Nothing felt permanent — which made it easy to believe none of it mattered.
I noticed the signs, but I didn’t collect them.
Each one appeared on its own — a dip here, a dullness there — and then seemed to fade just enough to be dismissed.
They felt situational. Temporary. Not worth holding onto.
So I let them go.
When patterns don’t look like patterns yet
None of the changes lasted long enough to feel real.
A heavier morning. A slower start. A muted response to something that used to land.
Each one resolved just enough to avoid attention.
Because nothing stayed, I assumed nothing was happening.
I didn’t realize I was watching a cycle, not isolated moments.
The logic of dismissal
It was easy to explain everything away.
Fatigue. Stress. A busy stretch. A normal adjustment.

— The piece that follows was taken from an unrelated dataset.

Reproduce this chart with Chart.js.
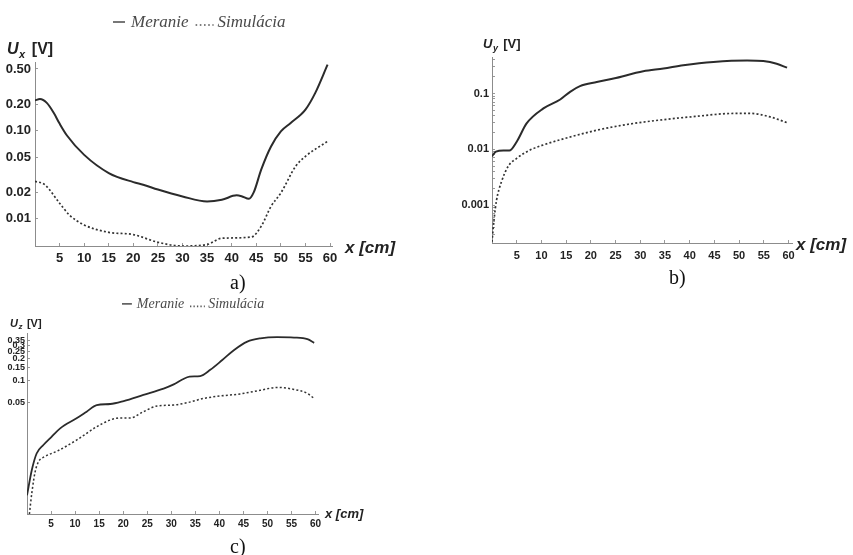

The same logic had already been at work when days began blending together and earlier when I told myself the shift was normal.
Temporary became the word that made observation unnecessary.
Why early signals rarely demand attention
They don’t interrupt anything.
You can still function. Still show up. Still perform.
Nothing breaks — which makes it feel safe to ignore.
Early signs don’t ask to be addressed.
They wait.
The quiet accumulation underneath
What I didn’t realize was that each temporary sign left a trace.
They didn’t disappear — they layered.
This is one of the core patterns inside the Early Cracks pillar — discomfort accumulating without acknowledgement.
Calling it temporary was how I avoided seeing what was quietly accumulating.